Recently approved to pursue a casino license, Blatstein says he plans to build a gaming and sports betting facility on the sand lot adjacent to Showboat. He’s planning to transform one of Showboat’s towers into apartments.
At Showboat, Blatstein has gathered in everyone from the itinerant ARTeriors; the BBQ’ers; and, perhaps fittingly for a place reviewers still noted for a “Shining vibe," the New Jersey Horror Con and Film Festival.
(“If you’re an abandoned sites aficionado, stay here, but don’t expect to make it up the public elevator in one piece, or to have a trash can in your room/bathroom,” noted Justin K. of Houston in a January Yelp review).
ARTeriors jumped at the chance for the space, enough for seven artists, an oddly shaped room filled with the ruins of the old Showboat, which closed in 2014, including chandeliers that quickly were claimed for their art.

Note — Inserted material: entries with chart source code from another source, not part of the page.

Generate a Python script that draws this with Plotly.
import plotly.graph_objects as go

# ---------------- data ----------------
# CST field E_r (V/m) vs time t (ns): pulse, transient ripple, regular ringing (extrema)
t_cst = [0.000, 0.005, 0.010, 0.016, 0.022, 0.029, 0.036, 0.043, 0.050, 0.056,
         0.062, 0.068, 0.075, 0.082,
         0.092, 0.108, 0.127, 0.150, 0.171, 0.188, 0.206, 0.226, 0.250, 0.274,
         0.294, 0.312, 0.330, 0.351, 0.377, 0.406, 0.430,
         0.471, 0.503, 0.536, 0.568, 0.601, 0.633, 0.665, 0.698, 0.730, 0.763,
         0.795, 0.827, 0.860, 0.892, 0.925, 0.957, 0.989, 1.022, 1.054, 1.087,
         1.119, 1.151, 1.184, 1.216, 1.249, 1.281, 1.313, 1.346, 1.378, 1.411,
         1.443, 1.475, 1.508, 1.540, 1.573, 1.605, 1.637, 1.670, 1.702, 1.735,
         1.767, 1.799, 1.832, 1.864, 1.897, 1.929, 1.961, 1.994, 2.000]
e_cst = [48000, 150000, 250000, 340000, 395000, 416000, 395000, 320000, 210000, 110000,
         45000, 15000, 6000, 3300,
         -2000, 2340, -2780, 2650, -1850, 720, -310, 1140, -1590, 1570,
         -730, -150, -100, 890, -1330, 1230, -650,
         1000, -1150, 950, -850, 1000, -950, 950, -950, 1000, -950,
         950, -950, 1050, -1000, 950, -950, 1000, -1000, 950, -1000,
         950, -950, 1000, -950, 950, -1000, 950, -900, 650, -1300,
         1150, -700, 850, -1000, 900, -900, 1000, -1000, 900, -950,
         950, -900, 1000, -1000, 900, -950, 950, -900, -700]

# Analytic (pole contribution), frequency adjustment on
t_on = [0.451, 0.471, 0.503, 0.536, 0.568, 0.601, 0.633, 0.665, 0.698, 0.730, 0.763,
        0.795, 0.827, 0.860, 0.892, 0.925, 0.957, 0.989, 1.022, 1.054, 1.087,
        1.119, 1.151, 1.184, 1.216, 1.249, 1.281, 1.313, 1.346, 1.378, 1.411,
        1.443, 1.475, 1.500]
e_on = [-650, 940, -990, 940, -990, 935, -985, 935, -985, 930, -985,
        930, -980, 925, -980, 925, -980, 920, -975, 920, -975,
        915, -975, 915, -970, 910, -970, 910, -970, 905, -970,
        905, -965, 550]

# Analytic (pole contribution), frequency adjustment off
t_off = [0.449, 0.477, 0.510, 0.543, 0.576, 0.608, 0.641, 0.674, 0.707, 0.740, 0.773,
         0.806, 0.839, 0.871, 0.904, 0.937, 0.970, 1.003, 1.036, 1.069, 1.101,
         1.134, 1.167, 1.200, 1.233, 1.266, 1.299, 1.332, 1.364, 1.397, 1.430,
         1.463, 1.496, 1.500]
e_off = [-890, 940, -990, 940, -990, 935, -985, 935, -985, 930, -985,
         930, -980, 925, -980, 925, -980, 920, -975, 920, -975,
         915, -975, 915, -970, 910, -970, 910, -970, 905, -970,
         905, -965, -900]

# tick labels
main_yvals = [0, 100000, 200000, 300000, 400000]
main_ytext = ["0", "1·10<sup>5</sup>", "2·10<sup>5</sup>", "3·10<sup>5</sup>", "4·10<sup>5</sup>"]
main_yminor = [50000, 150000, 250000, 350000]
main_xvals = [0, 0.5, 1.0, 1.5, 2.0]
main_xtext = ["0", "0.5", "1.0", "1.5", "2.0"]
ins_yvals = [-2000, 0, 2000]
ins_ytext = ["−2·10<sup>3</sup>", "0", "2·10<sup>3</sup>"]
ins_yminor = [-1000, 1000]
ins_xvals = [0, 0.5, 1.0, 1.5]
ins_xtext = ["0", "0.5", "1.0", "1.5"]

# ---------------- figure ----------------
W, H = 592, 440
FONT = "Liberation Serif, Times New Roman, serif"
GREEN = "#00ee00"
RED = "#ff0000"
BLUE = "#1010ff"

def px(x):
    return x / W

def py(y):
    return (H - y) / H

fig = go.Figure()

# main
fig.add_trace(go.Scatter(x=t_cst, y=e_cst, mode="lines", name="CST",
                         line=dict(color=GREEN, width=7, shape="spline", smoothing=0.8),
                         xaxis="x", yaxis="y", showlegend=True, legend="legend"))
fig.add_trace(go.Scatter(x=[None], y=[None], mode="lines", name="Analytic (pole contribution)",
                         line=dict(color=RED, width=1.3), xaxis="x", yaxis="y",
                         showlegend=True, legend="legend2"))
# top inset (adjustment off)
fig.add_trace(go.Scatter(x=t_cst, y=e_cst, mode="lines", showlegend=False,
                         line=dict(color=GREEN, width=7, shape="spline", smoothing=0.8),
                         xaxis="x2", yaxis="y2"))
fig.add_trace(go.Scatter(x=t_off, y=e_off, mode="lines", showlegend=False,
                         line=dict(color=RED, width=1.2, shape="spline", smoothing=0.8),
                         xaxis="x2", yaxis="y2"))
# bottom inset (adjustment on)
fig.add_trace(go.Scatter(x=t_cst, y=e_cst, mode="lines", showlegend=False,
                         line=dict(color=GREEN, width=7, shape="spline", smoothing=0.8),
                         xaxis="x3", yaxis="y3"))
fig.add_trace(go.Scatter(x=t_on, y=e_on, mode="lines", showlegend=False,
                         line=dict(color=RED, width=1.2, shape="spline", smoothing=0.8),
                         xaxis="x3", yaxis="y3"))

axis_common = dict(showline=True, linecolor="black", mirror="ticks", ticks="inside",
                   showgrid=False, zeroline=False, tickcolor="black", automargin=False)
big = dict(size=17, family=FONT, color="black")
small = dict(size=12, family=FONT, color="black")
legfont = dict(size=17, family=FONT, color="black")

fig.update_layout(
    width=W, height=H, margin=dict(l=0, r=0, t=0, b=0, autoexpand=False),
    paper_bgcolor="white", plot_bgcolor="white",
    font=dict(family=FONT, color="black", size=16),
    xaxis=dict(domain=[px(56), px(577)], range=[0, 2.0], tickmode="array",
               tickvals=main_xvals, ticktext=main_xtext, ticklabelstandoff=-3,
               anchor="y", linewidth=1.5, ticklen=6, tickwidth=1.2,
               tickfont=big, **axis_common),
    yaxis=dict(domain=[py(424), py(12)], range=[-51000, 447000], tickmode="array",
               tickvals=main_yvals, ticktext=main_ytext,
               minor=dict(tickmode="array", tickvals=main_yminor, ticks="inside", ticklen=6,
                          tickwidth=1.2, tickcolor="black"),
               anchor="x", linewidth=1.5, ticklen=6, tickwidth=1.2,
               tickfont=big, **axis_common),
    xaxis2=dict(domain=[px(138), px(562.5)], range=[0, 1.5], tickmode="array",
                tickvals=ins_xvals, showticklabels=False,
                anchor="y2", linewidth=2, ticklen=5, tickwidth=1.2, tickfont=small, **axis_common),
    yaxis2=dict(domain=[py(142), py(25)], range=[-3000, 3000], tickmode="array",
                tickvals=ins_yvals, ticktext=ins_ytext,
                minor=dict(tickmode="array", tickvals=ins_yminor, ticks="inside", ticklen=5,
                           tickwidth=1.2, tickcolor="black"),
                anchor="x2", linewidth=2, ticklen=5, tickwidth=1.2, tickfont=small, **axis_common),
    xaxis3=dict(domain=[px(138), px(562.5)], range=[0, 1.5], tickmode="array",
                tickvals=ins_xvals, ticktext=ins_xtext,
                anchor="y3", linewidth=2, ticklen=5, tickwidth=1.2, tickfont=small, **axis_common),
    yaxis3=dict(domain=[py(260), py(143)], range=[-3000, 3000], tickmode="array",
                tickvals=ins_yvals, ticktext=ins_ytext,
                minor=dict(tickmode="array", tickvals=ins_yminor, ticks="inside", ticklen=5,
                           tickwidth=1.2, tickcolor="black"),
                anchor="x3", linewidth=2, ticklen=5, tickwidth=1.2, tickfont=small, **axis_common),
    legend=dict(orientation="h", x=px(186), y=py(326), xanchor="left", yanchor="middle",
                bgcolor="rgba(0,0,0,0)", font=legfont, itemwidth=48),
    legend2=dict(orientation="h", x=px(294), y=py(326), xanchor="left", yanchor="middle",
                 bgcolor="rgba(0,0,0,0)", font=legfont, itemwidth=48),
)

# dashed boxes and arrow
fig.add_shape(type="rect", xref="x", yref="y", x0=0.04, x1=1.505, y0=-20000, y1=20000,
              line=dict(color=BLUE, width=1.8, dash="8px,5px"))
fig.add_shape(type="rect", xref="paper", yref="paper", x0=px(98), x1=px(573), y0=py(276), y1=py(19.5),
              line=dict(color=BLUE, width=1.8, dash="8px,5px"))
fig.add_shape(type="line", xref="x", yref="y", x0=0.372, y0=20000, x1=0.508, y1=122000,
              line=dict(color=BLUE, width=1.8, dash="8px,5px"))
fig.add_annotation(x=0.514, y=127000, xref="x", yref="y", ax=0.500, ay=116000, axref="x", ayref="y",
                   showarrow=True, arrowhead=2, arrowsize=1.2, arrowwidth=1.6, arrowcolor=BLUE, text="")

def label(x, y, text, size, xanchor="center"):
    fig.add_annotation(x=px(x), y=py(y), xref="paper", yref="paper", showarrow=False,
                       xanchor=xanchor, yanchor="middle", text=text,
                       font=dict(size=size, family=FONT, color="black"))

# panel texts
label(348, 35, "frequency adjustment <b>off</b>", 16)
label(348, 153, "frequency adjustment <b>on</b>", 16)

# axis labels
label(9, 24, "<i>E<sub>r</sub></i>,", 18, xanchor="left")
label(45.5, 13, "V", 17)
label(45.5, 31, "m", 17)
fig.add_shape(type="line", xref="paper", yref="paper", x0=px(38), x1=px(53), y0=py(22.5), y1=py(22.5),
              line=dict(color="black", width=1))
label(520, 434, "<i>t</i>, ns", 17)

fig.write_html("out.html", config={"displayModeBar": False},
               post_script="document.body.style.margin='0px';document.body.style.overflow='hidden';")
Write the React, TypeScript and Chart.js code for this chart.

Belinda Manning’s powerful installation, titled Whitewash, focuses on Brown v. Board of Education, and psychological testing done with children using dolls of different races. Another, Billy Joe Michel, re-created the trailer of her youth inside that forgotten Showboat storage area.
“The ceiling has three different types, so many vents and hoses running out,” Zach Katzen, ARTeriors program manager, said of what looks like part of an old ballroom located behind a wall decorated with Mardi Gras revelers. “We said leave it. Leave it rough.”
“It felt like it went with the vision for us," Kazten said. “This property, this room, this whole idea is in transition."
“You walk down on the convention floor and they still have the remnants of the casino,” he said. “You remember it there, but then next to it is a barbecue grill or an anime convention or a horror convention.”
Blatstein is equally bullish on the Showboat, where he’s opened a 24-hour state-of-the-art gym called Matrixx in the space where they used to store linens.
He says Showboat in the next 16 months has 85 events booked and ready to roll right through those big roll-up doors that allow easy access and unloading. Let the good times roll up!
The former casino floor, at 100,000 contiguous square feet, is the largest private convention floor in Atlantic City, Blatstein says. Like the artists, Blatstein likes that it bears remnants of old slot machines, a touch of neon memorabilia driving the decor. (M.T. Bates of Horror Con raved about the layout and high ceilings: “Terror in Atlantic City leads to an Amazing weekend.”)
“I happen to like it,” Blatstein said. “The event producers like it. It’s character. It’s embracing its past. People don’t want sterile.”
The old high-end slots parlor is being retrofitted to be a boutique venue for boxing, which has popped up at Showboat at the old House of Blues and on the casino floor. A recent fight event in the parlor drew a packed, high-energy crowd.
Blatstein won’t comment on the demise of the Playground, or the fact that 56 of its stores are empty, according to a helpful directory of shops. (Though the stools at Wet Willies were filled with White-Russian slushie sippers one weekday afternoon, proving that alcohol will always sell.)
Blatstein owns the mall that sits atop a pier itself owned by Caesars, which is facing financial uncertainty. Caesars originated the high-end concept at the Pier, but lost interest in recent years. Store owners complained Caesars did not offer comps that sent customers to the Pier, and parking has always been a problem.
The Playground seems destined for a buyer, perhaps one who can take advantage of tax breaks through the state’s opportunity zone.
Meanwhile, Showboat, a profitable and loved casino before Caesars shut it down, is finding its way. This summer, Matrixx membership includes access to Showboat’s outdoor pool. Surf Bar will put out comfy chairs on the Boardwalk, the Epic Comic Con-ers and the vegans will arrive. If nothing else, it’s an easy setup, if also an easy punchline.
“It’s almost like a campy horror movie,” said Scott Kahn, 45, at Showboat not for the horror-movie festival but for the BBQ convention. “You show up to check in and you don’t know what you’re in for.”